I have a new way that I think about this having recently read through the Federalist and Anti-Federalist Papers… Checks and balances are not a monopoly owned by the government. The states have a right and a duty to act as a ballast in the scales of power. And, the people can throw in with the states to rein in the national government.
Constitutionally, it isn’t weird for an explicit power to be exercised. Rather it’s weird when a power is exorcised from the body in which it is vested. It’s weird that the congress de facto lost the power of the purse, temporarily. It’s weird that the congress accepted mere assertions on the definition of a treaty as a viable threat to its review power. It’s weird that the ninth, and tenth amendments are sweetly, silently, dormant.
It’s weird that in a time of over reach by the national government, that the state governments would just sit, and watch, as though they’re powerless, when they are, in fact, powerful.
The fifth article of our constitution is no ticking bomb. It is not a booby trap. The founders, for all their biblically bolstered beliefs, did not install a fruit tree from which we must not eat.
This is a necessary tool for any republic. There is a grave need for a method to revise the government’s powers with or without their permission, and , in the end, without violence. We are not cursed. We are blessed to have that option.

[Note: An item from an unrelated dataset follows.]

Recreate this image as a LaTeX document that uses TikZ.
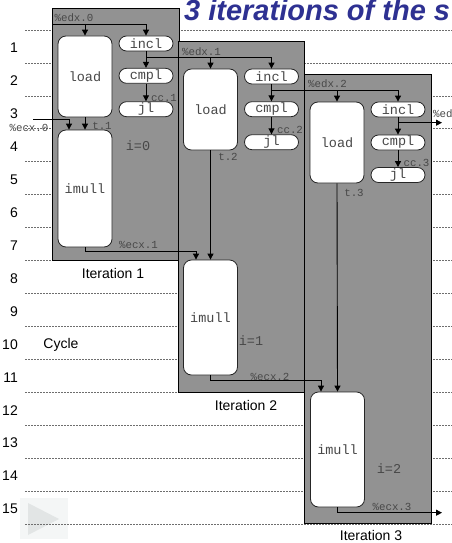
\documentclass[tikz,border=0pt]{standalone}
\usepackage{fontspec}
\setmainfont{Liberation Sans}
\setmonofont{Liberation Mono}
\usetikzlibrary{arrows.meta,calc}
\definecolor{boxgray}{RGB}{146,146,146}
\definecolor{titleblue}{RGB}{46,49,146}
\definecolor{txtgray}{RGB}{72,72,72}
\definecolor{gridgray}{RGB}{110,110,110}
\definecolor{playbg}{RGB}{244,246,246}
\definecolor{playfg}{RGB}{226,229,229}
\begin{document}
\begin{tikzpicture}[x=1pt,y=-1pt,
  gridline/.style={draw=gridgray, line width=0.6pt, dash pattern=on 2pt off 1pt},
  itbox/.style={draw=black, fill=boxgray, line width=0.9pt},
  unitbox/.style={draw=black!85, fill=white, line width=0.8pt, rounded corners=8pt, minimum width=54pt, inner sep=0pt, font=\ttfamily\fontsize{13.5}{15}\selectfont, text=txtgray},
  pill/.style={draw=black!85, fill=white, line width=0.8pt, rounded corners=7.5pt, minimum width=54pt, minimum height=15pt, inner sep=0pt, font=\ttfamily\fontsize{13.5}{15}\selectfont, text=txtgray},
  conn/.style={draw=black, line width=0.9pt},
  arr/.style={conn, -{Triangle[length=6pt,width=6pt]}},
  lbl/.style={font=\ttfamily\fontsize{10.8}{12}\selectfont, text=txtgray, inner sep=0pt},
  ival/.style={font=\ttfamily\fontsize{13.5}{15}\selectfont, text=txtgray, inner sep=0pt},
  sanslbl/.style={font=\fontsize{14}{16}\selectfont, inner sep=0pt},
  cyc/.style={font=\fontsize{14}{16}\selectfont, inner sep=0pt, anchor=east},
]
\useasboundingbox (0,0) rectangle (452,543);
\clip (0,0) rectangle (452,543);
\fill[white] (0,0) rectangle (452,543);

% play button
\fill[playbg] (20,498) rectangle (68,539);
\fill[playfg] (28,503) -- (28,535) -- (59,519) -- cycle;

% cycle grid
\foreach \k in {0,...,15} \draw[gridline] (25,{30+32.93*\k}) -- (452,{30+32.93*\k});
\foreach \k in {1,...,15} \node[cyc] (n\k) at (18,{30+32.93*(\k-1)+18}) {\k};

% title
\node[anchor=base west, inner sep=0pt, font=\fontsize{29}{30}\selectfont\bfseries\itshape, text=titleblue] (title) at (184,21) {3 iterations of the s};

% iteration boxes
\draw[itbox] (52.5,8) rectangle (179,260);
\draw[itbox] (178.5,41) rectangle (304.5,392);
\draw[itbox] (304.5,74) rectangle (431,523.5);

% iteration 1
\node[unitbox, minimum height=81pt] (load1) at (85,76.5) {load};
\node[pill] (incl1) at (146,43.5) {incl};
\node[pill] (cmpl1) at (146,75.8) {cmpl};
\node[pill] (jl1) at (146,109.2) {jl};
\node[unitbox, minimum height=117pt] (imull1) at (85,188.5) {imull};
% iteration 2
\node[unitbox, minimum height=81pt] (load2) at (210.5,109.5) {load};
\node[pill] (incl2) at (271.5,76.5) {incl};
\node[pill] (cmpl2) at (271.5,109.2) {cmpl};
\node[pill] (jl2) at (271.5,142.2) {jl};
\node[unitbox, minimum height=115pt] (imull2) at (210.5,317.5) {imull};
% iteration 3
\node[unitbox, minimum height=81pt] (load3) at (337,142.5) {load};
\node[pill] (incl3) at (398,109.5) {incl};
\node[pill] (cmpl3) at (398,142.5) {cmpl};
\node[pill] (jl3) at (398,175) {jl};
\node[unitbox, minimum height=115pt] (imull3) at (337.5,449.5) {imull};

% edx chain
\coordinate (e0) at (52.5,24);
\draw[arr] (e0) -| (incl1.north);
\draw[arr] (e0 -| load1.north) -- (load1.north);
\coordinate (j1) at (146,57.3);
\draw[arr] (incl1.south) -- (cmpl1.north);
\draw[arr] (j1) -| (incl2.north);
\draw[arr] (j1 -| load2.north) -- (load2.north);
\coordinate (j2) at (271.5,90.7);
\draw[arr] (incl2.south) -- (cmpl2.north);
\draw[arr] (j2) -| (incl3.north);
\draw[arr] (j2 -| load3.north) -- (load3.north);
\coordinate (j3) at (398,122.7);
\coordinate (edxout) at (442,122.7);
\draw[arr] (incl3.south) -- (cmpl3.north);
\draw[arr] (j3) -- (edxout);

% condition codes
\draw[arr] (cmpl1.south) -- (jl1.north);
\draw[arr] (cmpl2.south) -- (jl2.north);
\draw[arr] (cmpl3.south) -- (jl3.north);

% loads to multiplies
\draw[arr] (load1.south) -- (imull1.north);
\draw[arr] (load2.south) -- (imull2.north);
\draw[arr] (load3.south) -- (imull3.north);

% ecx chain
\coordinate (c0) at (33,119.3);
\draw[conn, line width=1.6pt, draw=black!75] (c0) -- (52.5,119.3);
\draw[arr] (c0) -| ($(imull1.north)+(-16,0)$);
\coordinate (k1) at (85,251.7);
\draw[arr] (imull1.south) -- (k1) -| ($(imull2.north)+(-14.5,0)$);
\coordinate (k2) at (210.5,380.5);
\draw[arr] (imull2.south) -- (k2) -| ($(imull3.north)+(-16.5,0)$);
\coordinate (k3) at (337.5,512.7);
\coordinate (ecxout) at (442,512.7);
\draw[arr] (imull3.south) -- (k3) -- (ecxout);

% labels
\node[lbl] (le0) at (74,18) {\%edx.0};
\node[lbl] (le1) at (201.5,51.5) {\%edx.1};
\node[lbl] (le2) at (327.5,84) {\%edx.2};
\node[lbl, anchor=west] (le3) at (433,113.5) {\%ed};
\node[lbl] (lc1) at (164,97.5) {cc.1};
\node[lbl] (lc2) at (290,129.5) {cc.2};
\node[lbl] (lc3) at (416.5,162.7) {cc.3};
\node[lbl] (lt1) at (102,125.7) {t.1};
\node[lbl] (lt2) at (228,157.3) {t.2};
\node[lbl] (lt3) at (354,193) {t.3};
\node[lbl] (lx0) at (29,128) {\%ecx.0};
\node[lbl] (lx1) at (138.5,245) {\%ecx.1};
\node[lbl] (lx2) at (270,376.7) {\%ecx.2};
\node[lbl] (lx3) at (392,506.7) {\%ecx.3};

\node[ival] (i0) at (138,146) {i=0};
\node[ival] (i1) at (251,341) {i=1};
\node[ival] (i2) at (389,469) {i=2};

\node[sanslbl] (it1) at (113,273) {Iteration 1};
\node[sanslbl] (it2) at (246,405) {Iteration 2};
\node[sanslbl] (it3) at (371,535) {Iteration 3};
\node[sanslbl] (cyc) at (61,345) {Cycle};
\end{tikzpicture}
\end{document}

It all comes down to getting the Marxist States of America down to only 12, regardless of how we amend things. California, Oregon and Washington in the west and NJ, Del, RI, NY, Mass, Conn, Vermont and Maryland in the East and Illinois and Hawaii are all solidly against any limitations to extending the Federal authority. There are several other states that are borderline. If we had any brains or guts, we would be fighting this effort by turning places like Delaware and Rhode Island red for the purpose of gaining their senate seats. Unfortunately, Republicans generally are gutless lot who would rather retreat to Texas.